Czasem myślę, że chciałbym mieć pracę o zerowym poziomie odpowiedzialności i skomplikowania. Na przykład roznoszenie ulotek po skrzynkach na listy czy coś podobnego - przychodzę, biorę plecak ulotek i sobie idę na luzie, zero zmartwień. Problem jest taki, że za taką pracę płacą bardzo mało, więc jak chcę mieć na cokolwiek kasę to muszę się trochę bardziej postarać. Przydałoby mi się ze 2-3 tysiące netto jakiegoś dochodu gwarantowanego (renta, dywidendy, wynajem lokalu itp.), czyli taki "chlebek" a na "szyneczkę" to bym sobie dorobił właśnie w takiej gównopracy.
Lubiepatrzec userbar
koszotorobur

@Lubiepatrzec - dochód gwarantowany jest rozważany - przy scenariusz, że AI przejmie większość umysłowych prac może nie pozostać nam nic innego

Lubiepatrzec

@koszotorobur nie wierzę w ten scenariusz. Jakiekolwiek profity z AI trafią do kieszeni bogatych a reszta będzie zagoniona do bezsensownych zajęć aby im się w głowach nie poprzewracało.

koszotorobur

@Lubiepatrzec - ja sam do końca nie wiem, który scenariusz z tych w miarę prawdopodobnych się ziści - jak nam będzie dane dożyć to zobaczymy

Half_NEET_Half_Amazing

@Lubiepatrzec

chcieć to móc

czas to pieniądz


btw mnie np proste prace wkurzają i nudzą

Lubiepatrzec

@Half_NEET_Half_Amazing emocje mogę znaleźć sobie po pracy w ilości jakiej potrzebuję.

szczelamseczasem

@Lubiepatrzec "emocje mogę znaleźć sobie po pracy w ilości jakiej potrzebuję."
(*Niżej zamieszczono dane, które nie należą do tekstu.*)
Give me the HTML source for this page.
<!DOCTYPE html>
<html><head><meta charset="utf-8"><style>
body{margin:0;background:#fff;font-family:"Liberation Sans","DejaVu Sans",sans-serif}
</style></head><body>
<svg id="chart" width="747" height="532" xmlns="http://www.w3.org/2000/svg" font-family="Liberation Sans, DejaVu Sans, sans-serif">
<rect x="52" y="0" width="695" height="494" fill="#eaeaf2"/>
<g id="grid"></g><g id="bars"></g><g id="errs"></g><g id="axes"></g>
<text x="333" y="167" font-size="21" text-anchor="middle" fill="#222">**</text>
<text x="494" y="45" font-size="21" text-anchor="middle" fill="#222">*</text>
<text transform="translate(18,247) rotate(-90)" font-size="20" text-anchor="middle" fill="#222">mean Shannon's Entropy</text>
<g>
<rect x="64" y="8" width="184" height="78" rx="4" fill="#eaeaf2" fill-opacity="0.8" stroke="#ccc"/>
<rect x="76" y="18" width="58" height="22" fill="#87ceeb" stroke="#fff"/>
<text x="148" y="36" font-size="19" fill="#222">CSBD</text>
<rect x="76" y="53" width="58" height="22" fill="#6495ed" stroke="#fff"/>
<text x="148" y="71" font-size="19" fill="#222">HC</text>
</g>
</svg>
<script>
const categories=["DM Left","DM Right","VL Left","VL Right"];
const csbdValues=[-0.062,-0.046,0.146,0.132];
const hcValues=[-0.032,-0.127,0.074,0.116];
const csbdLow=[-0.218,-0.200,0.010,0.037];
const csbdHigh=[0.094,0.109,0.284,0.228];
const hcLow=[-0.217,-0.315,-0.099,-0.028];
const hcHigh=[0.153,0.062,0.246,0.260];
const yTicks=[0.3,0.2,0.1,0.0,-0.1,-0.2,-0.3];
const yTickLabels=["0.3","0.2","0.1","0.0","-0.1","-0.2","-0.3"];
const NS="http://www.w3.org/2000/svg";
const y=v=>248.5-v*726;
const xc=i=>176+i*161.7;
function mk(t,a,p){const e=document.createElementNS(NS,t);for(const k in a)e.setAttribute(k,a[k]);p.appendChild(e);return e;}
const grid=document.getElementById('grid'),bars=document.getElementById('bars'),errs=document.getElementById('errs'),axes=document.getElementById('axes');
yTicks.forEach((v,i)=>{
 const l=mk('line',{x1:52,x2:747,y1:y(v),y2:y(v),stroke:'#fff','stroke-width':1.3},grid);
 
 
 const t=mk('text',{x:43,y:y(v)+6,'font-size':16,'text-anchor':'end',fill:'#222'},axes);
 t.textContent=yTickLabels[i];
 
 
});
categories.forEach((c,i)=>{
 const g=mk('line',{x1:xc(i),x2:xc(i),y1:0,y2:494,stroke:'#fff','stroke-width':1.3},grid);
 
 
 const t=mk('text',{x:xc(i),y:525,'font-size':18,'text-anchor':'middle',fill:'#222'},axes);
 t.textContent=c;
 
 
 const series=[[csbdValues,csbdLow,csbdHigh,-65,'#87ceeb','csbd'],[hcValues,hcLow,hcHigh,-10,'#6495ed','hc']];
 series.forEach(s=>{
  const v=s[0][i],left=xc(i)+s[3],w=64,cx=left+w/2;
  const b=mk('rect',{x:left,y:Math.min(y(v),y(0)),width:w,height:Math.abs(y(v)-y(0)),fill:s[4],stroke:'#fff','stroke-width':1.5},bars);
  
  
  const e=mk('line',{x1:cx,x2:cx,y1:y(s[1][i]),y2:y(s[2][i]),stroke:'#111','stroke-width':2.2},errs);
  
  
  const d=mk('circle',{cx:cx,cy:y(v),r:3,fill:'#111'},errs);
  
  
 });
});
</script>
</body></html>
Emocji dostarczą mieszkańcy, którzy sobie nie życzą wrzucania gówna do skrzynek.

Lubiepatrzec

@szczelamseczasem to tylko przykład, poza tym nie spotkałem się z taką sytuacją.

szczelamseczasem

@Lubiepatrzec czyli w tym robiłeś?

Lubiepatrzec

@szczelamseczasem nie, nie pracowałem w taki sposób.

Half_NEET_Half_Amazing

@Lubiepatrzec

tu nawet nie chodzi o emocje

tylko o brak progresu i zmarnowany czas

szczelamseczasem

@Lubiepatrzec "nie, nie pracowałem w taki sposób."
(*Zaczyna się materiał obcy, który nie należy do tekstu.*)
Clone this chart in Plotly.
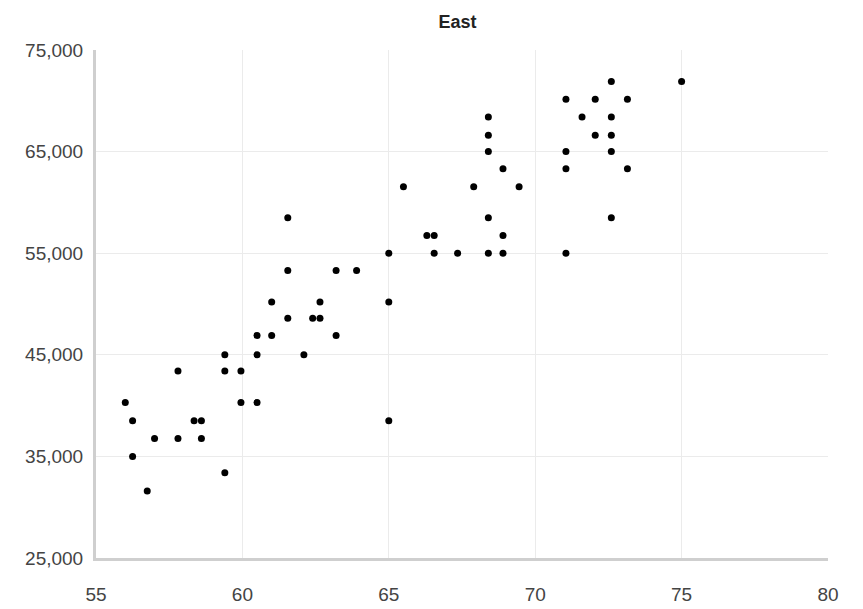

Wszędzie dobrze, gdzie nas nie ma.

Kiedyś poszedłem z biura na produkcję, bezpłatnie. Podobnie myślałem. Norma razy dwa. Wiadomo, wykazać się chciałem.
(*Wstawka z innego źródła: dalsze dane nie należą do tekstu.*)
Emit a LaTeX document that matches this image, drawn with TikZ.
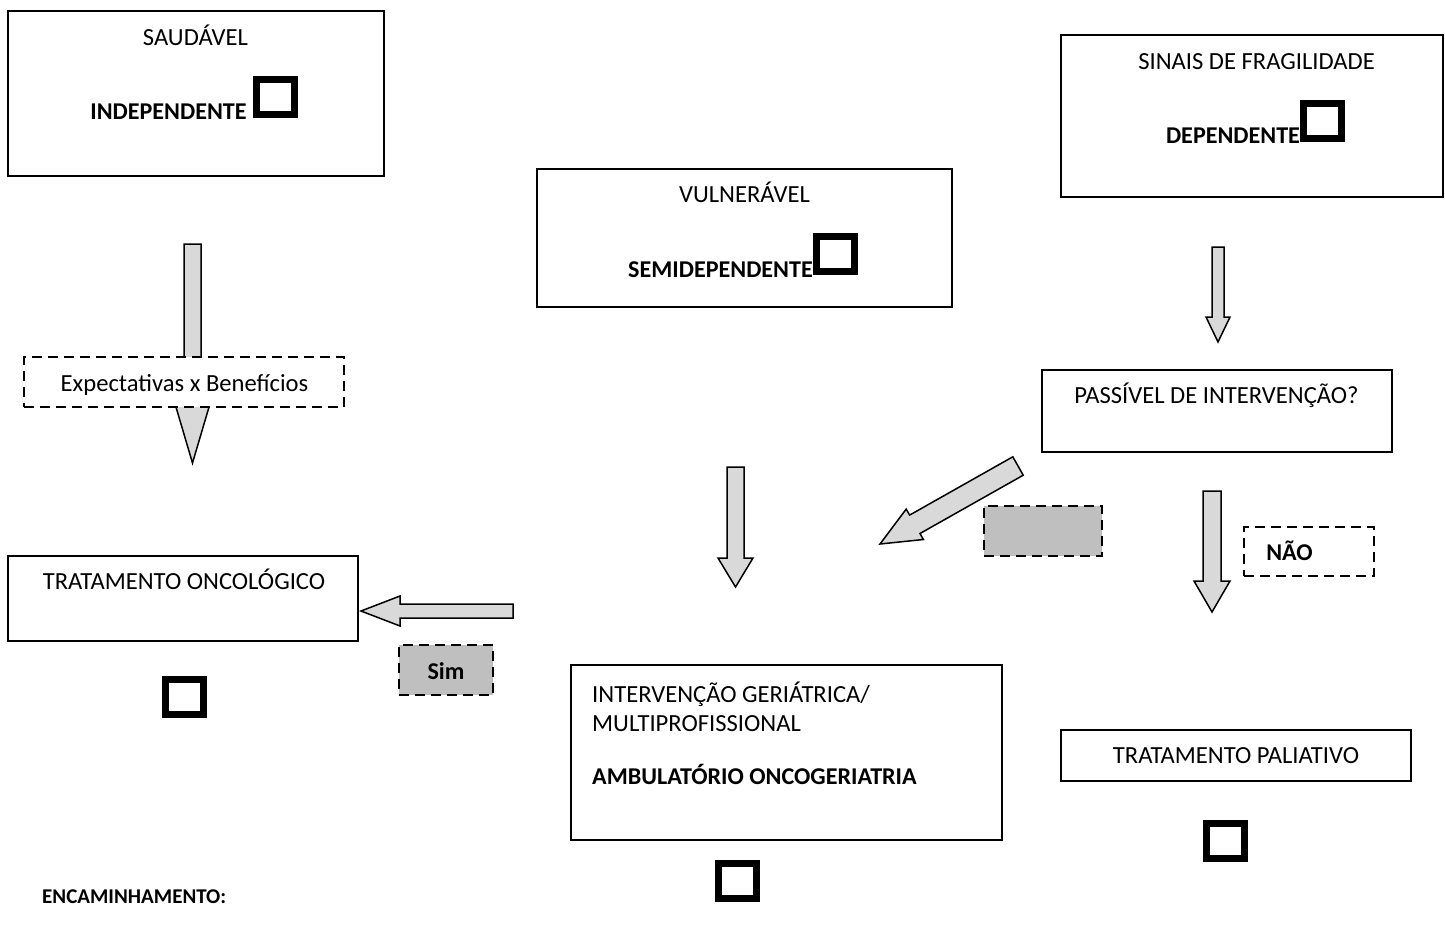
\documentclass[tikz,border=0pt]{standalone}
\usepackage{fontspec}
\setmainfont{Carlito}
\definecolor{arrowgray}{HTML}{D9D9D9}
\definecolor{boxgray}{HTML}{BFBFBF}
\newcommand\mainsize{\fontsize{24.6}{29}\selectfont}
\newcommand\boldsize{\fontsize{24.1}{29}\selectfont}
\newcommand\smallsize{\fontsize{21}{25}\selectfont}
\begin{document}
\begin{tikzpicture}[x=1pt,y=-1pt,
  box/.style={draw, line width=1.5pt, fill=white, inner sep=0pt, outer sep=0pt, anchor=north west},
  dbox/.style={draw, line width=2.5pt, dash pattern=on 10pt off 6pt, fill=white, inner sep=0pt, outer sep=0pt, anchor=north west},
  gbox/.style={dbox, fill=boxgray},
  cbox/.style={draw, line width=7pt, minimum width=38pt, minimum height=35pt, inner sep=0pt, outer sep=0pt},
  txt/.style={inner sep=0pt, anchor=base, font=\mainsize},
  btxt/.style={inner sep=0pt, anchor=base, font=\boldsize\bfseries},
  barrow/.style={draw, line width=1.5pt, fill=arrowgray, line join=miter}]
\useasboundingbox (0,0) rectangle (1445,926);

% block arrows
\draw[barrow] (184,244) -- (201,244) -- (201,402) -- (210.5,402) -- (192.5,463) -- (174.5,402) -- (184,402) -- cycle;
\draw[barrow] (1212,247) -- (1224,247) -- (1224,317) -- (1230,317) -- (1218,342) -- (1206,317) -- (1212,317) -- cycle;
\draw[barrow] (727,467) -- (744,467) -- (744,558) -- (753,558) -- (735.5,587) -- (718,558) -- (727,558) -- cycle;
\draw[barrow] (1203,491) -- (1221,491) -- (1221,581) -- (1230,581) -- (1212,612) -- (1194,581) -- (1203,581) -- cycle;
\draw[barrow] (513,604) -- (513,618) -- (400,618) -- (400,626) -- (361,611) -- (400,596) -- (400,604) -- cycle;
\draw[barrow] (1012.8,456.8) -- (1023.2,475.2) -- (920.0,533.5) -- (923.4,539.5) -- (880,544) -- (906.2,509.1) -- (909.6,515.1) -- cycle;

% boxes
\node[box, minimum width=376pt, minimum height=165pt] (saud) at (8,11) {};
\node[box, minimum width=415pt, minimum height=138pt] (vuln) at (537,169) {};
\node[box, minimum width=382pt, minimum height=162pt] (frag) at (1061,35) {};
\node[box, minimum width=350pt, minimum height=82pt] (pass) at (1042,370) {};
\node[dbox, minimum width=320pt, minimum height=50pt] (expe) at (24,357) {};
\node[box, minimum width=350pt, minimum height=85pt] (onco) at (8,556) {};
\node[gbox, minimum width=118pt, minimum height=50pt] (gray) at (984,506) {};
\node[dbox, minimum width=130pt, minimum height=49pt] (nao) at (1244,527) {};
\node[gbox, minimum width=94pt, minimum height=50pt] (sim) at (399,645) {};
\node[box, minimum width=431pt, minimum height=175pt] (interv) at (571,665) {};
\node[box, minimum width=350pt, minimum height=51pt] (paliat) at (1061,730) {};

% check boxes
\node[cbox] (cb1) at (275.5,97) {};
\node[cbox] (cb2) at (835.5,254) {};
\node[cbox] (cb3) at (1322.5,120.5) {};
\node[cbox] (cb4) at (184.5,697) {};
\node[cbox] (cb5) at (1225.5,840.5) {};
\node[cbox] (cb6) at (737,881) {};

% texts
\node[txt] (t1) at (195.5,45) {SAUDÁVEL};
\node[btxt] (t2) at (168.5,119) {INDEPENDENTE};
\node[txt] (t3) at (744.5,202) {VULNERÁVEL};
\node[btxt] (t4) at (720.5,277) {SEMIDEPENDENTE};
\node[txt] (t5) at (1256.5,69) {SINAIS DE FRAGILIDADE};
\node[btxt] (t6) at (1233,143) {DEPENDENTE};
\node[txt] (t7) at (1216.5,403) {PASSÍVEL DE INTERVENÇÃO?};
\node[txt] (t8) at (184.5,391) {Expectativas x Benefícios};
\node[txt] (t9) at (184,589) {TRATAMENTO ONCOLÓGICO};
\node[btxt] (t10) at (446,679) {Sim};
\node[btxt] (t11) at (1289.5,560) {NÃO};
\node[txt, anchor=base west] (t12) at (592,702) {INTERVENÇÃO GERIÁTRICA/};
\node[txt, anchor=base west] (t13) at (592,731) {MULTIPROFISSIONAL};
\node[btxt, anchor=base west] (t14) at (592,784) {AMBULATÓRIO ONCOGERIATRIA};
\node[txt] (t15) at (1236,763) {TRATAMENTO PALIATIVO};
\node[inner sep=0pt, anchor=base west, font=\smallsize\bfseries] (t16) at (42,903) {ENCAMINHAMENTO:};
\end{tikzpicture}
\end{document}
Innym razem stwierdziłem, że rozwiozę pracowników produkcji prywatnym autem... Podobnie.


To tak nie działa.

Kto jest najgorszym w(ch)ujem w firmie?

Ano JA.

Lubiepatrzec

@Half_NEET_Half_Amazing a no widzisz. Ja takich rzeczy staram się szukać poza pracą.

Lubiepatrzec

@szczelamseczasem może trochę idealizuję ale serio chciałbym się wyrwać z tego kieratu i żyć trochę bardziej jak wolny człowiek.